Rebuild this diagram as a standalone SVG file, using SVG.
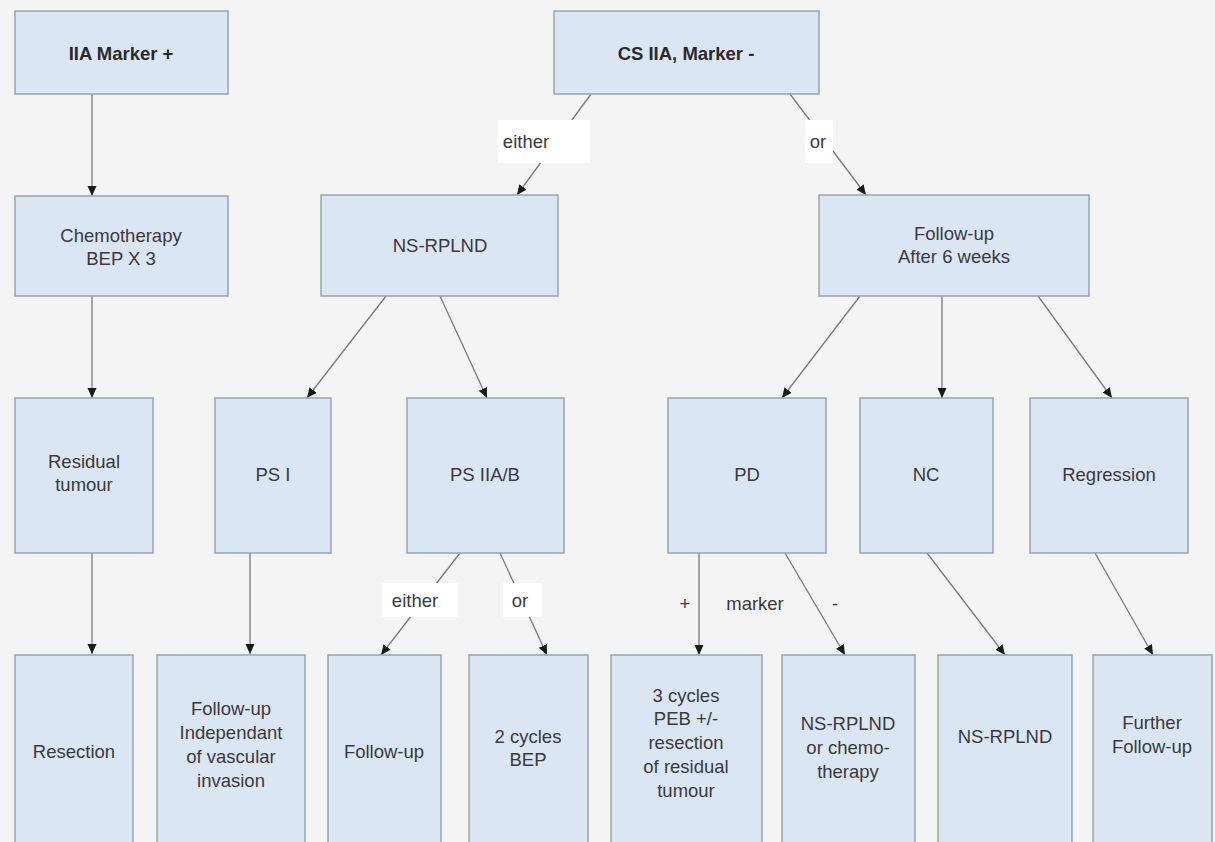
<svg xmlns="http://www.w3.org/2000/svg" width="1215" height="842" viewBox="0 0 1215 842">
<defs>
<marker id="ah" markerWidth="11" markerHeight="10" refX="10" refY="4.5" orient="auto" markerUnits="userSpaceOnUse">
<path d="M0,0 L10,4.5 L0,9 z" fill="#1a1a1a"/>
</marker>
<style>
.box{fill:#dbe6f5;stroke:#98a2ad;stroke-width:1.5}
.t{font-family:"Liberation Sans",Arial,sans-serif;font-size:18.5px;fill:#3a3a3a;text-anchor:middle}
.b{font-weight:bold;fill:#2a2a2a}
.c{stroke:#7a7a7a;stroke-width:1.3;fill:none;marker-end:url(#ah)}
.lb{fill:#ffffff;stroke:none}
</style>
</defs>
<rect width="1215" height="842" fill="#f4f4f4"/>
<g id="connectors">
<line class="c" x1="92" y1="94" x2="92" y2="196"/>
<line class="c" x1="92" y1="296" x2="92" y2="398"/>
<line class="c" x1="92" y1="553" x2="92" y2="654"/>
<line class="c" x1="250" y1="553" x2="250" y2="654"/>
<line class="c" x1="591" y1="94" x2="517" y2="195"/>
<line class="c" x1="790" y1="94" x2="866" y2="195"/>
<line class="c" x1="386" y1="296" x2="307" y2="398"/>
<line class="c" x1="440" y1="296" x2="487" y2="398"/>
<line class="c" x1="860" y1="296" x2="782" y2="398"/>
<line class="c" x1="942" y1="296" x2="942" y2="398"/>
<line class="c" x1="1038" y1="296" x2="1112" y2="398"/>
<line class="c" x1="460" y1="553" x2="381" y2="655"/>
<line class="c" x1="500" y1="553" x2="547" y2="655"/>
<line class="c" x1="699" y1="553" x2="699" y2="655"/>
<line class="c" x1="785" y1="553" x2="845" y2="655"/>
<line class="c" x1="927" y1="553" x2="1005" y2="655"/>
<line class="c" x1="1095" y1="553" x2="1153" y2="655"/>
<rect class="lb" x="498" y="120" width="92" height="43"/>
<text class="t" x="526" y="148">either</text>
<rect class="lb" x="805" y="120" width="28" height="43"/>
<text class="t" x="818" y="148">or</text>
<rect class="lb" x="382" y="583" width="76" height="34"/>
<text class="t" x="415" y="607">either</text>
<rect class="lb" x="503" y="583" width="39" height="34"/>
<text class="t" x="520" y="607">or</text>
<text class="t" x="685" y="610">+</text>
<text class="t" x="755" y="610">marker</text>
<text class="t" x="835" y="610">-</text>
</g>
<g id="n1"><rect class="box" x="15" y="11" width="213" height="83"/><text class="t b" x="121" y="60">IIA Marker +</text></g>
<g id="n2"><rect class="box" x="554" y="11" width="265" height="83"/><text class="t b" x="686" y="60">CS IIA, Marker -</text></g>
<g id="n3"><rect class="box" x="15" y="196" width="213" height="100"/><text class="t" x="121" y="242">Chemotherapy</text><text class="t" x="121" y="265">BEP X 3</text></g>
<g id="n4"><rect class="box" x="321" y="195" width="237" height="101"/><text class="t" x="440" y="252">NS-RPLND</text></g>
<g id="n5"><rect class="box" x="819" y="195" width="270" height="101"/><text class="t" x="954" y="240">Follow-up</text><text class="t" x="954" y="263">After 6 weeks</text></g>
<g id="n6"><rect class="box" x="15" y="398" width="138" height="155"/><text class="t" x="84" y="468">Residual</text><text class="t" x="84" y="491">tumour</text></g>
<g id="n7"><rect class="box" x="215" y="398" width="116" height="155"/><text class="t" x="273" y="481">PS I</text></g>
<g id="n8"><rect class="box" x="407" y="398" width="157" height="155"/><text class="t" x="485" y="481">PS IIA/B</text></g>
<g id="n9"><rect class="box" x="668" y="398" width="158" height="155"/><text class="t" x="747" y="481">PD</text></g>
<g id="n10"><rect class="box" x="860" y="398" width="133" height="155"/><text class="t" x="926" y="481">NC</text></g>
<g id="n11"><rect class="box" x="1030" y="398" width="158" height="155"/><text class="t" x="1109" y="481">Regression</text></g>
<g id="n12"><rect class="box" x="15" y="655" width="118" height="200"/><text class="t" x="74" y="758">Resection</text></g>
<g id="n13"><rect class="box" x="157" y="655" width="148" height="200"/><text class="t" x="231" y="715">Follow-up</text><text class="t" x="231" y="739">Independant</text><text class="t" x="231" y="763">of vascular</text><text class="t" x="231" y="787">invasion</text></g>
<g id="n14"><rect class="box" x="328" y="655" width="113" height="200"/><text class="t" x="384" y="758">Follow-up</text></g>
<g id="n15"><rect class="box" x="469" y="655" width="119" height="200"/><text class="t" x="528" y="743">2 cycles</text><text class="t" x="528" y="766">BEP</text></g>
<g id="n16"><rect class="box" x="611" y="655" width="151" height="200"/><text class="t" x="686" y="702">3 cycles</text><text class="t" x="686" y="725">PEB +/-</text><text class="t" x="686" y="749">resection</text><text class="t" x="686" y="773">of residual</text><text class="t" x="686" y="797">tumour</text></g>
<g id="n17"><rect class="box" x="782" y="655" width="133" height="200"/><text class="t" x="848" y="730">NS-RPLND</text><text class="t" x="848" y="754">or chemo-</text><text class="t" x="848" y="778">therapy</text></g>
<g id="n18"><rect class="box" x="938" y="655" width="134" height="200"/><text class="t" x="1005" y="743">NS-RPLND</text></g>
<g id="n19"><rect class="box" x="1093" y="655" width="119" height="200"/><text class="t" x="1152" y="729">Further</text><text class="t" x="1152" y="753">Follow-up</text></g>
</svg>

★ ★ ★

To do: Write out each line of the data exactly; the images should be left out.

Response to the exercise:
Rebuild this diagram as a standalone SVG file, using SVG.
<svg xmlns="http://www.w3.org/2000/svg" width="1215" height="842" viewBox="0 0 1215 842">
<defs>
<marker id="ah" markerWidth="11" markerHeight="10" refX="10" refY="4.5" orient="auto" markerUnits="userSpaceOnUse">
<path d="M0,0 L10,4.5 L0,9 z" fill="#1a1a1a"/>
</marker>
<style>
.box{fill:#dbe6f5;stroke:#98a2ad;stroke-width:1.5}
.t{font-family:"Liberation Sans",Arial,sans-serif;font-size:18.5px;fill:#3a3a3a;text-anchor:middle}
.b{font-weight:bold;fill:#2a2a2a}
.c{stroke:#7a7a7a;stroke-width:1.3;fill:none;marker-end:url(#ah)}
.lb{fill:#ffffff;stroke:none}
</style>
</defs>
<rect width="1215" height="842" fill="#f4f4f4"/>
<g id="connectors">
<line class="c" x1="92" y1="94" x2="92" y2="196"/>
<line class="c" x1="92" y1="296" x2="92" y2="398"/>
<line class="c" x1="92" y1="553" x2="92" y2="654"/>
<line class="c" x1="250" y1="553" x2="250" y2="654"/>
<line class="c" x1="591" y1="94" x2="517" y2="195"/>
<line class="c" x1="790" y1="94" x2="866" y2="195"/>
<line class="c" x1="386" y1="296" x2="307" y2="398"/>
<line class="c" x1="440" y1="296" x2="487" y2="398"/>
<line class="c" x1="860" y1="296" x2="782" y2="398"/>
<line class="c" x1="942" y1="296" x2="942" y2="398"/>
<line class="c" x1="1038" y1="296" x2="1112" y2="398"/>
<line class="c" x1="460" y1="553" x2="381" y2="655"/>
<line class="c" x1="500" y1="553" x2="547" y2="655"/>
<line class="c" x1="699" y1="553" x2="699" y2="655"/>
<line class="c" x1="785" y1="553" x2="845" y2="655"/>
<line class="c" x1="927" y1="553" x2="1005" y2="655"/>
<line class="c" x1="1095" y1="553" x2="1153" y2="655"/>
<rect class="lb" x="498" y="120" width="92" height="43"/>
<text class="t" x="526" y="148">either</text>
<rect class="lb" x="805" y="120" width="28" height="43"/>
<text class="t" x="818" y="148">or</text>
<rect class="lb" x="382" y="583" width="76" height="34"/>
<text class="t" x="415" y="607">either</text>
<rect class="lb" x="503" y="583" width="39" height="34"/>
<text class="t" x="520" y="607">or</text>
<text class="t" x="685" y="610">+</text>
<text class="t" x="755" y="610">marker</text>
<text class="t" x="835" y="610">-</text>
</g>
<g id="n1"><rect class="box" x="15" y="11" width="213" height="83"/><text class="t b" x="121" y="60">IIA Marker +</text></g>
<g id="n2"><rect class="box" x="554" y="11" width="265" height="83"/><text class="t b" x="686" y="60">CS IIA, Marker -</text></g>
<g id="n3"><rect class="box" x="15" y="196" width="213" height="100"/><text class="t" x="121" y="242">Chemotherapy</text><text class="t" x="121" y="265">BEP X 3</text></g>
<g id="n4"><rect class="box" x="321" y="195" width="237" height="101"/><text class="t" x="440" y="252">NS-RPLND</text></g>
<g id="n5"><rect class="box" x="819" y="195" width="270" height="101"/><text class="t" x="954" y="240">Follow-up</text><text class="t" x="954" y="263">After 6 weeks</text></g>
<g id="n6"><rect class="box" x="15" y="398" width="138" height="155"/><text class="t" x="84" y="468">Residual</text><text class="t" x="84" y="491">tumour</text></g>
<g id="n7"><rect class="box" x="215" y="398" width="116" height="155"/><text class="t" x="273" y="481">PS I</text></g>
<g id="n8"><rect class="box" x="407" y="398" width="157" height="155"/><text class="t" x="485" y="481">PS IIA/B</text></g>
<g id="n9"><rect class="box" x="668" y="398" width="158" height="155"/><text class="t" x="747" y="481">PD</text></g>
<g id="n10"><rect class="box" x="860" y="398" width="133" height="155"/><text class="t" x="926" y="481">NC</text></g>
<g id="n11"><rect class="box" x="1030" y="398" width="158" height="155"/><text class="t" x="1109" y="481">Regression</text></g>
<g id="n12"><rect class="box" x="15" y="655" width="118" height="200"/><text class="t" x="74" y="758">Resection</text></g>
<g id="n13"><rect class="box" x="157" y="655" width="148" height="200"/><text class="t" x="231" y="715">Follow-up</text><text class="t" x="231" y="739">Independant</text><text class="t" x="231" y="763">of vascular</text><text class="t" x="231" y="787">invasion</text></g>
<g id="n14"><rect class="box" x="328" y="655" width="113" height="200"/><text class="t" x="384" y="758">Follow-up</text></g>
<g id="n15"><rect class="box" x="469" y="655" width="119" height="200"/><text class="t" x="528" y="743">2 cycles</text><text class="t" x="528" y="766">BEP</text></g>
<g id="n16"><rect class="box" x="611" y="655" width="151" height="200"/><text class="t" x="686" y="702">3 cycles</text><text class="t" x="686" y="725">PEB +/-</text><text class="t" x="686" y="749">resection</text><text class="t" x="686" y="773">of residual</text><text class="t" x="686" y="797">tumour</text></g>
<g id="n17"><rect class="box" x="782" y="655" width="133" height="200"/><text class="t" x="848" y="730">NS-RPLND</text><text class="t" x="848" y="754">or chemo-</text><text class="t" x="848" y="778">therapy</text></g>
<g id="n18"><rect class="box" x="938" y="655" width="134" height="200"/><text class="t" x="1005" y="743">NS-RPLND</text></g>
<g id="n19"><rect class="box" x="1093" y="655" width="119" height="200"/><text class="t" x="1152" y="729">Further</text><text class="t" x="1152" y="753">Follow-up</text></g>
</svg>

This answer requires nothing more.